At one juncture, Rowe had come to believe that the effort to oust Hernandez was a manifestation of an effort by certain elements within the county, including other members of the board of supervisors, to undercut her and her authority as board chairwoman.
Even after confirmation of Hernandez’s sexual entanglement with Williams emerged and his vacation leave was extended, Rowe was yet casting about for the construction of a modus vivendi by which Hernandez would return as CEO. Her assumption at that point was that word about Hernandez’s and Williams’ concupiscence would remain, as it had previously, under wraps. When a public exposition of the relationship of their affair took place, that strategy became inoperative.

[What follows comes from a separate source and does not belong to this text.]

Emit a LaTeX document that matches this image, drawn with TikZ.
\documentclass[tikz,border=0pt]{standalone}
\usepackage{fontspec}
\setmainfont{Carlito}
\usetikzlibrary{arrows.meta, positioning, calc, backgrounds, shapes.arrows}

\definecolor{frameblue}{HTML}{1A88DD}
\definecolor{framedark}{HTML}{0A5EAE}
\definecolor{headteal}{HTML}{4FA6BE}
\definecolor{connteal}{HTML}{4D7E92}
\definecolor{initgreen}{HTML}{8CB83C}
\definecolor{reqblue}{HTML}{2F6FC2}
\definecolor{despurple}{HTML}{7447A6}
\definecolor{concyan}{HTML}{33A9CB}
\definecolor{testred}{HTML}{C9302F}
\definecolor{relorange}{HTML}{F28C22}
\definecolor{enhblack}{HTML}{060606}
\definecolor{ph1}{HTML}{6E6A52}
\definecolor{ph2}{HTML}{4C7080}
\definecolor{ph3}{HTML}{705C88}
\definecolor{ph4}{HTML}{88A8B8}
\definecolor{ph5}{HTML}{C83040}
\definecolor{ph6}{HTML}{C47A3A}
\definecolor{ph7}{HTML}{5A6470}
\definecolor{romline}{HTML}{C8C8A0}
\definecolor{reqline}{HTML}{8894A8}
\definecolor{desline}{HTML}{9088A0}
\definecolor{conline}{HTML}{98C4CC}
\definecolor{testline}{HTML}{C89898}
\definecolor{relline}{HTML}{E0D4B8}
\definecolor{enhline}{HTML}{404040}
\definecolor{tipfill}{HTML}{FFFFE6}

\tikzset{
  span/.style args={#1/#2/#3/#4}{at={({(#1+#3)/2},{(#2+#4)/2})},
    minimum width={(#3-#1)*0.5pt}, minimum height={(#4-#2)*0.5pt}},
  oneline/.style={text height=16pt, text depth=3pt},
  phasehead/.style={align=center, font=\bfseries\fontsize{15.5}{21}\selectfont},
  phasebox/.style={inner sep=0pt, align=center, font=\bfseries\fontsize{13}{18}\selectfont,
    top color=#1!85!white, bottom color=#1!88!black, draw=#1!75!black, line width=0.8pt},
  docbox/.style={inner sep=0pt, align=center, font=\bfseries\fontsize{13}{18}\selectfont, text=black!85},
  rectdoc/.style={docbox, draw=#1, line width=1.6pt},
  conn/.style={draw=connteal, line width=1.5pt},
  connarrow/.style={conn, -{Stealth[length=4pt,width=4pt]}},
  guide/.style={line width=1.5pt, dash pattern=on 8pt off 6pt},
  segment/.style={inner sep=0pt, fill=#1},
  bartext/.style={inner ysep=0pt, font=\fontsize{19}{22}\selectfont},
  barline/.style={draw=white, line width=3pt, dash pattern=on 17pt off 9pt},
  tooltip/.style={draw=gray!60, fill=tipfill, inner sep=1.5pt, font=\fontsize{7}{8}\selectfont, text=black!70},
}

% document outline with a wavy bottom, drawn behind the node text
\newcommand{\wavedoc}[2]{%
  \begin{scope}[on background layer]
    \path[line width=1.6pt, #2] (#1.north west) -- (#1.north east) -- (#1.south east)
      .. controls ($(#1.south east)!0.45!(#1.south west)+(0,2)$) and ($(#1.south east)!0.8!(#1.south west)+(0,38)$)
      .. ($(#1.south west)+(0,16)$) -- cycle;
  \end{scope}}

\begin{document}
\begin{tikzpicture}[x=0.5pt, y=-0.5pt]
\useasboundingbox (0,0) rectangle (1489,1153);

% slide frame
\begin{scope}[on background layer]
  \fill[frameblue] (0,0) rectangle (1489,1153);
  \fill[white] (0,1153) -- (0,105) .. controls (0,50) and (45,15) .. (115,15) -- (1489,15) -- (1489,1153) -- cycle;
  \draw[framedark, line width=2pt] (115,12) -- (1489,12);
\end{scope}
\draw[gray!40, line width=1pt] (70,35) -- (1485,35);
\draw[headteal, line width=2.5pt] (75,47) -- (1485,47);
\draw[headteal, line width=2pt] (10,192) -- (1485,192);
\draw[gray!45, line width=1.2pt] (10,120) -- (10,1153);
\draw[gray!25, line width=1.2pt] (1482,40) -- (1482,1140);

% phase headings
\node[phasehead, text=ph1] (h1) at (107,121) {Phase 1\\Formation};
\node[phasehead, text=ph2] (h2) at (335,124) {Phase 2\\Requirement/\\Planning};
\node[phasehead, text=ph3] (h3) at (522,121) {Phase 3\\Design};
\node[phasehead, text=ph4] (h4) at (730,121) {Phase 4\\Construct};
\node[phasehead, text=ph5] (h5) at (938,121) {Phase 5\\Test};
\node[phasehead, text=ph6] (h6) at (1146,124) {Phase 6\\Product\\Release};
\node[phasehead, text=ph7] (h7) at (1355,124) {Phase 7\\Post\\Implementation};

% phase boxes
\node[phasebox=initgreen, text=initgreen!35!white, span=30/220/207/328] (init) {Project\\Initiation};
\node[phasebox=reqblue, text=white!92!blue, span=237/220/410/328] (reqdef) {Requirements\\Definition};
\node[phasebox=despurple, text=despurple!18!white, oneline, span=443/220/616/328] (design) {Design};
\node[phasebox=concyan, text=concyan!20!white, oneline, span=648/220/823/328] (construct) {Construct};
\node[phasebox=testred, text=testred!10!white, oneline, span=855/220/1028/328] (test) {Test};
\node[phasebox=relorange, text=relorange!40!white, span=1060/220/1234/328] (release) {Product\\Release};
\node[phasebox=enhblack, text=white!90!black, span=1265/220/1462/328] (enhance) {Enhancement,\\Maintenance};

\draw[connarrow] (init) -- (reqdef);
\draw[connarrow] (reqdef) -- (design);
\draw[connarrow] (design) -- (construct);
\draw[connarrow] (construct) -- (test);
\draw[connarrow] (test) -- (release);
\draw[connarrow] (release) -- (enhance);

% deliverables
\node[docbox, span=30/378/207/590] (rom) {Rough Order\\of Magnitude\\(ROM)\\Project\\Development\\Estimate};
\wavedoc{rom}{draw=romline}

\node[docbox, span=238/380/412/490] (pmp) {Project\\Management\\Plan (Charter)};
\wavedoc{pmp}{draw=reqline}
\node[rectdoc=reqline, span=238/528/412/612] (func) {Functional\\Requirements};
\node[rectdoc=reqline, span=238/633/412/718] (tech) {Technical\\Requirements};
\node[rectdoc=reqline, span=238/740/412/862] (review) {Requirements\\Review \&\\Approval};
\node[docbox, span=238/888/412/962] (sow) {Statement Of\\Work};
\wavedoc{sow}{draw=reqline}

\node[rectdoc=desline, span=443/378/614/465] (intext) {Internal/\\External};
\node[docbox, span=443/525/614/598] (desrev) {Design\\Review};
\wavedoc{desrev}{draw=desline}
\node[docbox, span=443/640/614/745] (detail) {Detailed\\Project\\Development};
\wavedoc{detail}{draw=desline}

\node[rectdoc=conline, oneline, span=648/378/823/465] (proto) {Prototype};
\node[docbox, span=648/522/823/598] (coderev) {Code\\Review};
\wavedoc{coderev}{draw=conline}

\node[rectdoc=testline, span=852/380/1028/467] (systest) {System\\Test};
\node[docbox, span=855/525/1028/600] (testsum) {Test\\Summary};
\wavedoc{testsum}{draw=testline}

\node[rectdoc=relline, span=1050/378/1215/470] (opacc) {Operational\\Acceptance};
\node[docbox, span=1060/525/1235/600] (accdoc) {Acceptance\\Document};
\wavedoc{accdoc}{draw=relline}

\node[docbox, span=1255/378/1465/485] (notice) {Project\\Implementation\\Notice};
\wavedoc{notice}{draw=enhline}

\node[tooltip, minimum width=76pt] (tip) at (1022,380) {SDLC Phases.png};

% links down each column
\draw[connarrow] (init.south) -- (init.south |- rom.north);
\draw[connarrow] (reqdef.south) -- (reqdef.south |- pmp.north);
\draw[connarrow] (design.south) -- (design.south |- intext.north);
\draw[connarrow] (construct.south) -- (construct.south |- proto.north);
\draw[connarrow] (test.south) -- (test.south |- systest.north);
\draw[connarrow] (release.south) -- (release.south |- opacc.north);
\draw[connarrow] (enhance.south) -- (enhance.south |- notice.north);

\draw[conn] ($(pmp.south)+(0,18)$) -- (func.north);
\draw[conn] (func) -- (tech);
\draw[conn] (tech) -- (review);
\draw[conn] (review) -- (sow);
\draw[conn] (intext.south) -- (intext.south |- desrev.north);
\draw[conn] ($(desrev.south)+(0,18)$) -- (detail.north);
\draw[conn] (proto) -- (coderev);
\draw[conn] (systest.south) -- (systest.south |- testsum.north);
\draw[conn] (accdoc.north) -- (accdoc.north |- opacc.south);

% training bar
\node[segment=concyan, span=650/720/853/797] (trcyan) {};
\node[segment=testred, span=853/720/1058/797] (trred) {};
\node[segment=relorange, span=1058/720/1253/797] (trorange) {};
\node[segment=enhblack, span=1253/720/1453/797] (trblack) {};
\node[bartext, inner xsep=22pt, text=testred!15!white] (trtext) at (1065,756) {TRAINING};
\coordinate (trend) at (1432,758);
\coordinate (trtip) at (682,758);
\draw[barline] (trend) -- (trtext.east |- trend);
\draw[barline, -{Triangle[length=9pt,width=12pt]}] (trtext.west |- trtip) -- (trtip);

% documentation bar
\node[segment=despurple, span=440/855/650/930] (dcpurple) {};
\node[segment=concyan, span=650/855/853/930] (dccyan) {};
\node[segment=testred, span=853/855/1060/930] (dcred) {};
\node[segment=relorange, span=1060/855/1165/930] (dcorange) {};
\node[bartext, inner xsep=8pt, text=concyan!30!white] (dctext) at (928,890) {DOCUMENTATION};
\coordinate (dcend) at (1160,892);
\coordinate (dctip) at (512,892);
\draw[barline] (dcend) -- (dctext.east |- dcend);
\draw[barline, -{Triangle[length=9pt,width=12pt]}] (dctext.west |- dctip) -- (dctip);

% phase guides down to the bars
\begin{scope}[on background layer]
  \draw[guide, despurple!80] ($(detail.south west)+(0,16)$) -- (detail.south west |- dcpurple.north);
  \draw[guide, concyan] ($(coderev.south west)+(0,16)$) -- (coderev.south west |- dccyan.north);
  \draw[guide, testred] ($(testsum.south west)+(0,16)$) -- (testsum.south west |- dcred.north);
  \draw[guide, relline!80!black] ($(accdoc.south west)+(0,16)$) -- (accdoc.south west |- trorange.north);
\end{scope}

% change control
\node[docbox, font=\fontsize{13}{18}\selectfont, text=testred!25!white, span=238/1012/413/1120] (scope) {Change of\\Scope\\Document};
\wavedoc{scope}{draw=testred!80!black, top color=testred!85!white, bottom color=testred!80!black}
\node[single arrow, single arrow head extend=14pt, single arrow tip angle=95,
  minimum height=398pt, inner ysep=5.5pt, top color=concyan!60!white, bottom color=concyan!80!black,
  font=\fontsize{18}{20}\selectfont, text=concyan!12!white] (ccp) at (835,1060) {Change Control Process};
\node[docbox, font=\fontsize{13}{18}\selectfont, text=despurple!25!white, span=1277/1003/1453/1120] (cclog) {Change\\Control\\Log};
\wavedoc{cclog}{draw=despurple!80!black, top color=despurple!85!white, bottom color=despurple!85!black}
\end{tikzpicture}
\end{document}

Nevertheless, in announcing Hernandez’s resignation on August 18, Rowe participated in an effort to deflect the scandal. She quoted Hernandez as attributing his departure to a familial emergency thusly, “Due to an urgent family health issue that requires my immediate and undivided attention, I have informed the board of my resignation.”
Curt Hagman, whose advocacy for promoting Hernandez from COO to CEO was crucial to Hernandez’s advancement in 2020, has gone into a subtle mode of damage control by noting, obliquely, that Hernandez might have failed in the role of the county’s top administrator because he lacked any private sector experience, having been a county employee for the last quarter century, beginning in 1998, before he graduated from college.
Hagman went on record as lauding Snoke for his experience in both the private and public sectors.
Snoke was previously a deputy executive officer with the county before being chosen by Hernandez to serve as chief operating officer in 2020, immediately after Hernandez assumed the role of chief executive officer. Prior to that, from 2000 to 2004, Snoke was a network administrator with Advance Storage Products; from 2005 to 2006, a senior business analyst with Abaris Inc.; from 2006 to 2010, the director of financial operations and reimbursement with Skilled Healthcare; and from 2010 to 2013, the vice president of finance for Hallmark Rehabilitation.
“Government executives don’t often possess that combination of experience,” said Hagman, emphasizing the difference between Hernandez and Snoke. “I’ve always believed government can greatly benefit from innovative, goal-oriented private sector thinking.”